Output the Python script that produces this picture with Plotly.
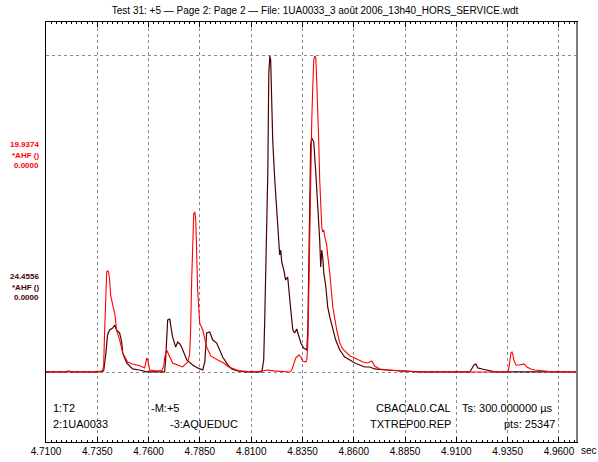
import plotly.graph_objects as go

# ---------------- data ----------------
TITLE = "Test 31: +5 \u2014 Page 2: Page 2 \u2014 File: 1UA0033_3 ao\u00fbt 2006_13h40_HORS_SERVICE.wdt"
TICK_VALUES = [4.71, 4.735, 4.76, 4.785, 4.81, 4.835, 4.86, 4.885, 4.91, 4.935, 4.96]
TICK_LABELS = ["4.7100", "4.7350", "4.7600", "4.7850", "4.8100", "4.8350",
               "4.8600", "4.8850", "4.9100", "4.9350", "4.9600"]

RED_FULL = 19.9374   # channel full scale (*AHF ())
DARK_FULL = 24.4556

RED_T = [4.7100, 4.7352, 4.7376, 4.7381, 4.7386, 4.7391, 4.7396, 4.7400, 4.7405, 4.7410,
         4.7415, 4.7425, 4.7435, 4.7444, 4.7459, 4.7474, 4.7488, 4.7498, 4.7522, 4.7542,
         4.7561, 4.7581, 4.7586, 4.7591, 4.7596, 4.7605, 4.7630, 4.7664, 4.7674, 4.7678,
         4.7688, 4.7703, 4.7717, 4.7742, 4.7766, 4.7781, 4.7791, 4.7800, 4.7805, 4.7810,
         4.7815, 4.7820, 4.7825, 4.7830, 4.7834, 4.7839, 4.7849, 4.7864, 4.7883, 4.7893,
         4.7903, 4.7937, 4.7966, 4.7991, 4.8020, 4.8044, 4.8117, 4.8161, 4.8181, 4.8210,
         4.8288, 4.8298, 4.8308, 4.8317, 4.8332, 4.8342, 4.8351, 4.8366, 4.8371, 4.8376,
         4.8381, 4.8386, 4.8390, 4.8395, 4.8400, 4.8405, 4.8410, 4.8415, 4.8420, 4.8425,
         4.8429, 4.8434, 4.8439, 4.8444, 4.8449, 4.8454, 4.8459, 4.8468, 4.8473, 4.8483,
         4.8498, 4.8507, 4.8517, 4.8532, 4.8546, 4.8566, 4.8581, 4.8595, 4.8615, 4.8644,
         4.8668, 4.8688, 4.8702, 4.8727, 4.8776, 4.8825, 4.8922, 4.9351, 4.9356, 4.9361,
         4.9366, 4.9371, 4.9376, 4.9380, 4.9390, 4.9410, 4.9429, 4.9444, 4.9463, 4.9483,
         4.9532, 4.9580, 4.9683]
RED_V = [0.06, 0.06, 0.13, 0.50, 2.70, 5.22, 6.35, 6.42, 6.35, 5.85,
         4.91, 4.28, 3.77, 2.70, 2.08, 1.26, 0.94, 0.69, 0.57, 0.50,
         0.44, 0.31, 0.69, 0.94, 0.82, 0.19, 0.13, 0.13, 0.44, 0.94,
         1.45, 1.01, 0.63, 0.50, 0.38, 0.57, 0.69, 1.13, 2.70, 5.85,
         8.68, 10.00, 10.13, 9.62, 7.74, 5.22, 3.15, 2.70, 1.64, 1.32,
         1.07, 0.82, 0.63, 0.38, 0.25, 0.13, 0.06, 0.13, 0.19, 0.13,
         0.06, 0.19, 0.57, 0.94, 1.13, 1.01, 0.75, 0.69, 0.82, 1.76,
         5.22, 9.43, 12.77, 15.72, 17.93, 19.69, 19.94, 19.81, 18.12, 16.54,
         14.66, 12.14, 10.25, 9.18, 8.87, 8.99, 8.55, 8.05, 7.42, 6.29,
         4.15, 3.33, 2.70, 1.89, 1.51, 1.26, 1.07, 1.01, 0.88, 0.69,
         0.63, 0.75, 0.44, 0.25, 0.19, 0.13, 0.06, 0.06, 0.31, 0.94,
         1.26, 1.32, 1.13, 0.82, 0.50, 0.50, 0.57, 0.38, 0.25, 0.19,
         0.13, 0.06, 0.06]

DARK_T = [4.7100, 4.7196, 4.7210, 4.7225, 4.7352, 4.7381, 4.7391, 4.7400, 4.7410, 4.7425,
          4.7435, 4.7444, 4.7459, 4.7469, 4.7474, 4.7493, 4.7522, 4.7556, 4.7591, 4.7678,
          4.7683, 4.7688, 4.7693, 4.7703, 4.7717, 4.7732, 4.7742, 4.7752, 4.7761, 4.7786,
          4.7815, 4.7839, 4.7864, 4.7874, 4.7878, 4.7883, 4.7898, 4.7913, 4.7932, 4.7947,
          4.7961, 4.7986, 4.8005, 4.8034, 4.8069, 4.8152, 4.8161, 4.8166, 4.8171, 4.8176,
          4.8181, 4.8186, 4.8191, 4.8195, 4.8200, 4.8205, 4.8215, 4.8225, 4.8234, 4.8239,
          4.8244, 4.8249, 4.8259, 4.8268, 4.8278, 4.8283, 4.8293, 4.8303, 4.8312, 4.8322,
          4.8332, 4.8342, 4.8356, 4.8371, 4.8376, 4.8381, 4.8386, 4.8390, 4.8395, 4.8400,
          4.8405, 4.8415, 4.8425, 4.8434, 4.8439, 4.8444, 4.8449, 4.8454, 4.8464, 4.8473,
          4.8483, 4.8498, 4.8512, 4.8532, 4.8556, 4.8581, 4.8605, 4.8629, 4.8654, 4.8678,
          4.8702, 4.8751, 4.8825, 4.8922, 4.9166, 4.9176, 4.9186, 4.9195, 4.9205, 4.9225,
          4.9254, 4.9288, 4.9683]
DARK_V = [0.08, 0.08, 0.15, 0.08, 0.08, 0.15, 1.39, 2.93, 3.32, 3.47,
          3.70, 3.32, 3.08, 2.39, 1.54, 0.77, 0.31, 0.23, 0.08, 0.08,
          1.00, 2.93, 4.09, 4.16, 2.78, 2.00, 2.39, 2.24, 2.00, 1.00,
          0.62, 0.39, 0.23, 0.85, 2.16, 3.08, 3.16, 2.54, 2.31, 1.77,
          1.23, 0.62, 0.31, 0.15, 0.08, 0.08, 1.00, 4.09, 7.71, 11.80,
          15.42, 23.13, 24.44, 24.13, 21.59, 17.96, 14.88, 12.34, 10.25, 9.10,
          9.48, 8.56, 7.94, 7.17, 7.40, 6.40, 4.86, 3.32, 3.08, 3.39,
          2.85, 2.31, 1.93, 1.77, 3.32, 8.71, 14.88, 17.58, 18.12, 17.96,
          17.81, 15.42, 12.80, 10.25, 8.17, 9.48, 8.87, 7.71, 6.63, 5.09,
          4.32, 3.32, 2.54, 1.77, 1.23, 1.00, 0.77, 0.62, 0.46, 0.46,
          0.31, 0.23, 0.15, 0.08, 0.08, 0.39, 0.62, 0.69, 0.39, 0.31,
          0.23, 0.08, 0.08]

RED = "#ff0000"
DARK = "#4a0000"
GRID = "#8a8a8a"
FONT = "Liberation Sans, Arial, sans-serif"

fig = go.Figure()
fig.add_trace(go.Scatter(x=DARK_T, y=[v / DARK_FULL for v in DARK_V], mode="lines",
                         line=dict(color=DARK, width=1.2), showlegend=False, hoverinfo="skip"))
fig.add_trace(go.Scatter(x=RED_T, y=[v / RED_FULL for v in RED_V], mode="lines",
                         line=dict(color=RED, width=1.1), showlegend=False, hoverinfo="skip"))

L, R, T, B = 46, 21, 22, 20
W, H = 598, 462
pw, ph = W - L - R, H - T - B


def px(x):
    return (x - L) / pw


def py(y):
    return (H - B - y) / ph


ann = []


def text(s, x, y, anchor="left", size=11, color="black", bold=False):
    ann.append(dict(text=("<b>%s</b>" % s) if bold else s, xref="paper", yref="paper",
                    x=px(x), y=py(y), xanchor=anchor, yanchor="middle", showarrow=False,
                    font=dict(family=FONT, size=size, color=color)))


text("19.9374", 41, 144, "right", 8, RED, True)
text("*AHF ()", 41, 155, "right", 8, RED, True)
text("0.0000", 41, 165, "right", 8, RED, True)
text("24.4556", 41, 276, "right", 8, DARK, True)
text("*AHF ()", 41, 287, "right", 8, DARK, True)
text("0.0000", 41, 297, "right", 8, DARK, True)

text("1:T2", 51, 408)
text("2:1UA0033", 51, 424)
text("-M:+5", 149, 408)
text("-3:AQUEDUC", 168, 424)
text("CBACAL0.CAL", 453, 408, "right")
text("TXTREP00.REP", 453, 424, "right")
text("Ts: 300.000000 \u00b5s", 460, 408)
text("pts: 25347", 557, 424, "right")
text("sec", 579, 451, "left", 10)

fig.update_layout(
    width=W, height=H,
    margin=dict(l=L, r=R, t=T, b=B, pad=0, autoexpand=False),
    paper_bgcolor="white", plot_bgcolor="white",
    title=dict(text=TITLE, x=315 / W, xanchor="center", y=1 - 10 / H, yanchor="middle",
               font=dict(family=FONT, size=10, color="black")),
    annotations=ann,
    shapes=[dict(type="line", xref="paper", yref="paper", x0=1, x1=1, y0=0, y1=1,
                 line=dict(color="#7a7a7a", width=2))],
    xaxis=dict(range=[4.71, 4.9688], tickvals=TICK_VALUES, ticktext=TICK_LABELS,
               automargin=False,
               showgrid=True, gridcolor=GRID, griddash="3px,3px", gridwidth=1,
               showline=True, linecolor="black", linewidth=1, mirror="ticks",
               ticks="inside", ticklen=5, tickcolor="black", tickwidth=1,
               minor=dict(dtick=0.0025, tick0=4.71, ticks="inside", ticklen=2,
                          tickcolor="black", showgrid=False),
               tickfont=dict(family=FONT, size=10, color="black"), zeroline=False),
    yaxis=dict(range=[-0.2177, 1.107], tickvals=[0, 1], showticklabels=False, ticks="",
               automargin=False,
               showgrid=True, gridcolor=GRID, griddash="3px,3px", gridwidth=1,
               zeroline=False, showline=True, linecolor="black", linewidth=1, mirror=True),
)

fig.write_html("out.html", config={"displayModeBar": False},
               post_script="document.body.style.margin='0px';document.body.style.overflow='hidden';")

• • •

** Exercise brief **
Quote, exactly and only, the lines from the first line of the data above through the line containing "DARK_FULL = 24.4556". The pictures do not belong in it.

** Result for this exercise **
Output the Python script that produces this picture with Plotly.
import plotly.graph_objects as go

# ---------------- data ----------------
TITLE = "Test 31: +5 \u2014 Page 2: Page 2 \u2014 File: 1UA0033_3 ao\u00fbt 2006_13h40_HORS_SERVICE.wdt"
TICK_VALUES = [4.71, 4.735, 4.76, 4.785, 4.81, 4.835, 4.86, 4.885, 4.91, 4.935, 4.96]
TICK_LABELS = ["4.7100", "4.7350", "4.7600", "4.7850", "4.8100", "4.8350",
               "4.8600", "4.8850", "4.9100", "4.9350", "4.9600"]

RED_FULL = 19.9374   # channel full scale (*AHF ())
DARK_FULL = 24.4556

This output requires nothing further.